In der Branche würde man sich schon freuen, wenn dieser Bully einmal so richtig auf die Gosch'n fallen würde, oder?
Ich formuliere es lieber mal so: Es gibt sicher Leute in der Branche, für die wäre das eine Erleichterung. So in der Art: "Ach, Gott sei Dank, jetzt hat es einmal nicht geklappt!" Eine Erleichterung, die dazu dient, selbst daraus Kraft zu schöpfen. Ich nehme das den Leuten nicht einmal übel. Nehmen wir einmal den Film "Zettl" vom großen Helmut Dietl - ein massiver Flop. Aber ich bin da mitgelaufen, als ginge mich das gar nichts an, denn es war ein Helmut-Dietl-Film, und ich war da ein Ensemblemitglied und spielte an der Seite von großartigen Schauspielern. Was für ein Erlebnis das für mich war, mit Senta Berger, mit Ulrich Tukur!
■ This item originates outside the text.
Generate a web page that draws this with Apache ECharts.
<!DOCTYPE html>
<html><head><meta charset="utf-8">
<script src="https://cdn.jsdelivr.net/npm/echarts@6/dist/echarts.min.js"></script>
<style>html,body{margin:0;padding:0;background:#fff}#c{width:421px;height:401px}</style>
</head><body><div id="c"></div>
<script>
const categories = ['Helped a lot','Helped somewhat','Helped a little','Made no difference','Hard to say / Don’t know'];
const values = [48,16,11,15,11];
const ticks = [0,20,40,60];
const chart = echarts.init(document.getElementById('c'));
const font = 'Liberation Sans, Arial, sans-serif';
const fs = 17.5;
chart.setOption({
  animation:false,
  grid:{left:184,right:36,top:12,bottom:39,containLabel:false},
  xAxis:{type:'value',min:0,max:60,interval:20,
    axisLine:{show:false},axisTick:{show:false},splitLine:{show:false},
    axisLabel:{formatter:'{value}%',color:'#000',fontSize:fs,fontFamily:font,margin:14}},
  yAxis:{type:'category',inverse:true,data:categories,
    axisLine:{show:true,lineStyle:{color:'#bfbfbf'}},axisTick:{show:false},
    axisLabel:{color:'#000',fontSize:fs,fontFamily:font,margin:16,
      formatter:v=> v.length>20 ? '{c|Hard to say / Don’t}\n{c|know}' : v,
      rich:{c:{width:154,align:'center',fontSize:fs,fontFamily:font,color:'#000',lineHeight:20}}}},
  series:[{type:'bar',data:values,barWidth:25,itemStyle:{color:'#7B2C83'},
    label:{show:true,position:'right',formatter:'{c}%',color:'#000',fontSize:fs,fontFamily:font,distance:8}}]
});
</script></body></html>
Auch dieser Misserfolg hat mich nicht runtergezogen, denn was für mich zählt, ist die kreative Suppe, die ich am Ende des Lebens auslöffle, und die muss mir schmecken. So sehe ich das, ich bin nicht auf einen einzigen Erfolg oder Misserfolg programmiert. Im Idealfall sitze ich mit 80,90 Jahren auf einer Parkbank und erzähle meinen Enkeln, sollte ich welche haben, meine Geschichten von damals. Und die müssen nicht erfolgreich sein - sondern unterhaltsam.